If anything more capital gives PG more freedom to make/publish the games they want to make.
The problem is what happened in Rainbow Six Siege. Siege was out in the west and all was fine, until they wanted to release in China, and suddenly their censors had some really weird problems. Siege is an adult game with realistic guns and blood splatter, but that wasn't the only thing that was going to go. Apparently skulls are offensive to Chinese people, so every death icon had to change. Same with a knife icon. The knife icon for a melee kill was going to get changed to a fist. Different cultures have very, very different ideas about what is "offensive" (in the west we'd say that a game with a mature rating is pretty open outside of extreme things).

The problem was Ubisoft didn't want to maintain 2 separate versions, so they just were going to throw all the changes into everyone's version. People of course were extremely angry and eventually got Ubi to not force the changes on us.
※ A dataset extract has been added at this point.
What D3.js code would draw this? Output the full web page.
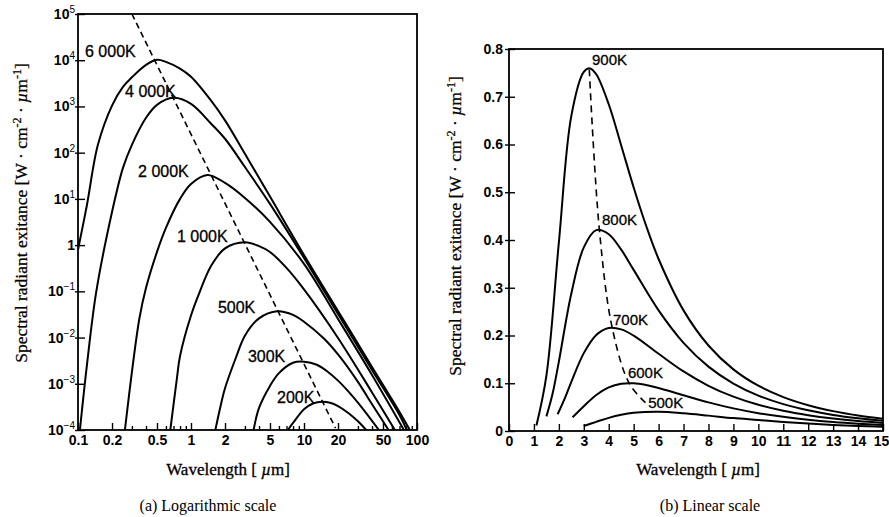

Suddenly people living in the west were almost at the mercy of Chinese censors, and that was upsetting for obvious reasons (more than the actual changes themselves).


You see other examples in more than gaming. In the Doctor Strange movies, the Ancient One (a Tibentan monk) got changed to Tilda Swinton. People thought it was something about forcing a woman in there, but it was really to get past the Chinese. Any reference to Tibet would be instantly shot down and never get shown in China, so they changed our movie to match another country's ideals.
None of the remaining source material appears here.